**Collected data**
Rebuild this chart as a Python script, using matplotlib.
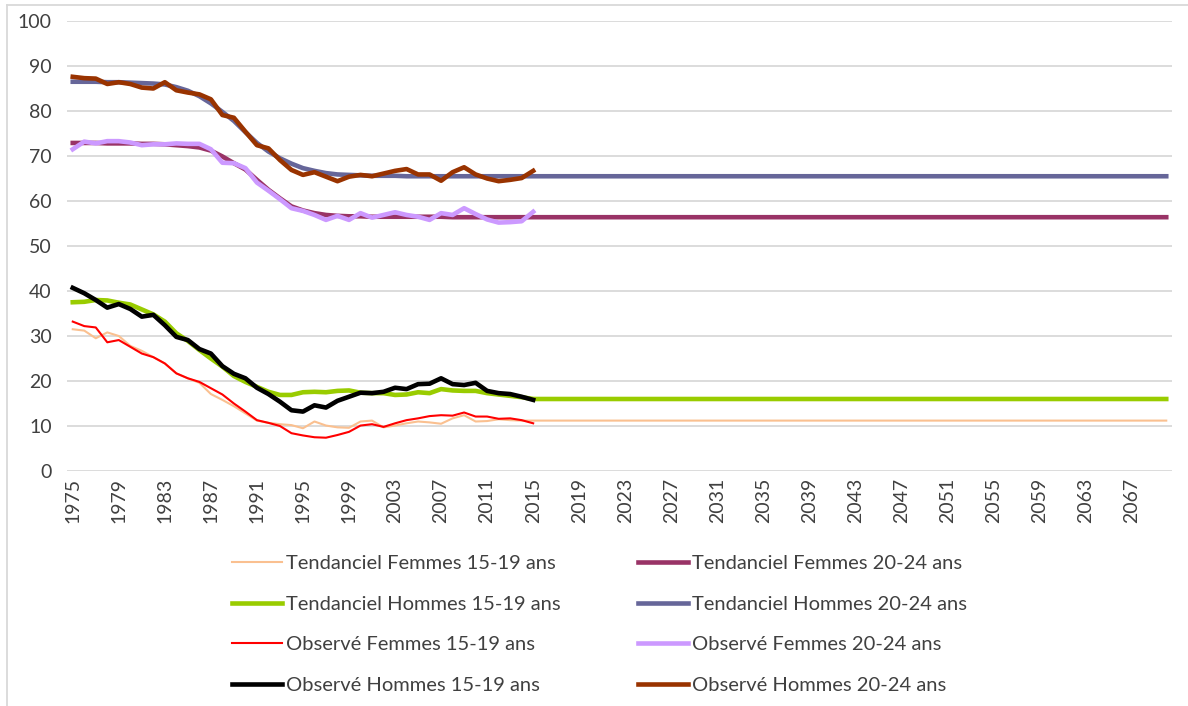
import matplotlib
matplotlib.use("Agg")
import matplotlib.pyplot as plt
from matplotlib.lines import Line2D

plt.rcParams['font.family'] = ['Lato', 'DejaVu Sans']

years = list(range(1975, 2071))
obs_years = list(range(1975, 2016))
n_proj = len(years) - len(obs_years)

# tendanciel series: read values 1975-2015, then flat level to 2070
tend_f15 = [31.5, 31.2, 29.5, 30.8, 30.0, 27.8, 26.7, 25.3, 23.9, 21.7,
            20.6, 19.6, 17.1, 15.8, 14.4, 12.8, 11.2, 10.7, 10.4, 10.2,
            9.5, 11.0, 10.1, 9.7, 9.6, 11.0, 11.2, 9.7, 10.1, 10.6,
            11.0, 10.8, 10.5, 11.7, 12.4, 11.0, 11.1, 11.5, 11.3, 11.2,
            11.2] + [11.2] * n_proj
tend_h15 = [37.5, 37.6, 38.0, 37.9, 37.4, 37.0, 35.9, 34.8, 33.2, 30.6,
            28.9, 26.9, 25.0, 23.2, 21.1, 19.8, 18.7, 17.6, 16.9, 16.9,
            17.5, 17.6, 17.5, 17.8, 17.9, 17.4, 17.3, 17.3, 16.9, 17.0,
            17.5, 17.3, 18.2, 17.9, 17.8, 17.8, 17.3, 17.0, 16.7, 16.4,
            16.0] + [16.0] * n_proj
tend_f20 = [72.9, 72.9, 72.9, 72.8, 72.8, 72.8, 72.7, 72.7, 72.6, 72.4,
            72.2, 71.9, 71.2, 69.9, 68.4, 67.0, 64.7, 62.5, 60.6, 58.8,
            57.9, 57.3, 56.9, 56.7, 56.6, 56.6, 56.5, 56.5, 56.5, 56.5,
            56.5, 56.5, 56.5, 56.4, 56.4, 56.4, 56.4, 56.4, 56.4, 56.4,
            56.4] + [56.4] * n_proj
tend_h20 = [86.5, 86.5, 86.5, 86.4, 86.4, 86.3, 86.2, 86.1, 85.9, 85.3,
            84.5, 83.3, 81.7, 79.8, 77.8, 75.3, 72.9, 71.0, 69.5, 68.3,
            67.3, 66.7, 66.2, 65.9, 65.8, 65.7, 65.6, 65.6, 65.6, 65.5,
            65.5, 65.5, 65.5, 65.5, 65.5, 65.5, 65.5, 65.5, 65.5, 65.5,
            65.5] + [65.5] * n_proj

obs_f15 = [33.2, 32.2, 31.9, 28.6, 29.1, 27.6, 26.1, 25.3, 23.9, 21.7,
           20.6, 19.8, 18.4, 17.0, 15.0, 13.2, 11.3, 10.7, 10.0, 8.4,
           7.9, 7.5, 7.4, 8.0, 8.7, 10.1, 10.4, 9.8, 10.6, 11.3,
           11.7, 12.2, 12.4, 12.3, 13.0, 12.1, 12.1, 11.6, 11.7, 11.3,
           10.6]
obs_h15 = [40.7, 39.5, 38.0, 36.3, 37.1, 36.0, 34.3, 34.7, 32.4, 29.8,
           29.1, 27.1, 26.1, 23.3, 21.6, 20.6, 18.5, 17.1, 15.4, 13.5,
           13.2, 14.6, 14.1, 15.6, 16.5, 17.4, 17.3, 17.6, 18.5, 18.2,
           19.3, 19.4, 20.6, 19.3, 19.1, 19.6, 17.8, 17.3, 17.1, 16.5,
           15.8]
obs_f20 = [71.5, 73.2, 72.8, 73.3, 73.3, 73.0, 72.4, 72.6, 72.6, 72.8,
           72.7, 72.7, 71.5, 68.5, 68.4, 67.3, 64.1, 62.3, 60.4, 58.4,
           57.8, 56.9, 55.8, 56.7, 55.8, 57.3, 56.3, 56.9, 57.5, 56.9,
           56.5, 55.8, 57.3, 56.9, 58.4, 57.1, 55.9, 55.2, 55.3, 55.5,
           57.6]
obs_h20 = [87.6, 87.3, 87.2, 86.0, 86.4, 86.0, 85.2, 85.0, 86.4, 84.6,
           84.1, 83.7, 82.6, 79.1, 78.5, 75.4, 72.4, 71.7, 69.1, 66.9,
           65.8, 66.4, 65.4, 64.4, 65.4, 65.8, 65.5, 66.1, 66.7, 67.1,
           65.9, 65.9, 64.5, 66.4, 67.5, 65.9, 65.0, 64.4, 64.7, 65.1,
           66.7]

labels_15 = ["Tendanciel Femmes 15-19 ans", "Tendanciel Hommes 15-19 ans",
             "Observé Femmes 15-19 ans", "Observé Hommes 15-19 ans"]
labels_20 = ["Tendanciel Femmes 20-24 ans", "Tendanciel Hommes 20-24 ans",
             "Observé Femmes 20-24 ans", "Observé Hommes 20-24 ans"]

fig = plt.figure(figsize=(11.88, 7.06), dpi=100)
ax = fig.add_axes([67 / 1188, 1 - 471 / 706, (1172 - 67) / 1188, 450 / 706])

thick = 3.3
thin = 1.5
l1, = ax.plot(years, tend_f15, color="#FAC090", lw=thin, zorder=2)
l2, = ax.plot(years, tend_h15, color="#99CC00", lw=thick, zorder=2)
l3, = ax.plot(obs_years, obs_f15, color="#FF0000", lw=thin, zorder=3)
l4, = ax.plot(obs_years, obs_h15, color="#000000", lw=thick, zorder=3)
l5, = ax.plot(years, tend_f20, color="#993366", lw=thick, zorder=2)
l6, = ax.plot(years, tend_h20, color="#666699", lw=thick, zorder=2)
l7, = ax.plot(obs_years, obs_f20, color="#CC99FF", lw=thick, zorder=3)
l8, = ax.plot(obs_years, obs_h20, color="#993300", lw=thick, zorder=3)

ax.set_xlim(1974.5, 2070.5)
ax.set_ylim(0, 100)
ax.set_yticks(range(0, 101, 10))
ax.set_xticks(range(1975, 2070, 4))
ax.tick_params(axis="y", length=0, pad=11, labelsize=14, labelcolor="#404040")
ax.tick_params(axis="x", length=0, pad=5, labelsize=14, labelcolor="#404040",
               labelrotation=90)
ax.grid(axis="y", color="#D9D9D9", lw=1.3)
ax.set_axisbelow(True)
for s in ax.spines.values():
    s.set_visible(False)

leg_kw = dict(loc="upper left", frameon=False, fontsize=14.5, handlelength=2.5,
              handletextpad=0.2, labelspacing=1.17, borderpad=0, borderaxespad=0,
              labelcolor="#404040")
leg1 = fig.legend([l1, l2, l3, l4], labels_15,
                  bbox_to_anchor=(232 / 1188, 1 - 555 / 706), **leg_kw)
leg2 = fig.legend([l5, l6, l7, l8], labels_20,
                  bbox_to_anchor=(638 / 1188, 1 - 555 / 706), **leg_kw)

# chart area border (top and left visible)
fig.add_artist(Line2D([7 / 1188, 1], [1 - 5 / 706, 1 - 5 / 706], color="#D9D9D9", lw=1.3))
fig.add_artist(Line2D([7 / 1188, 7 / 1188], [0, 1 - 5 / 706], color="#D9D9D9", lw=1.3))

fig.savefig("out.png", dpi=100)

**Objective**
Pictures excluded, repeat exactly the lines from the top of the material through the line with "n_proj = len(years) - len(obs_years)", including both of those lines.

**Final answer**
Rebuild this chart as a Python script, using matplotlib.
import matplotlib
matplotlib.use("Agg")
import matplotlib.pyplot as plt
from matplotlib.lines import Line2D

plt.rcParams['font.family'] = ['Lato', 'DejaVu Sans']

years = list(range(1975, 2071))
obs_years = list(range(1975, 2016))
n_proj = len(years) - len(obs_years)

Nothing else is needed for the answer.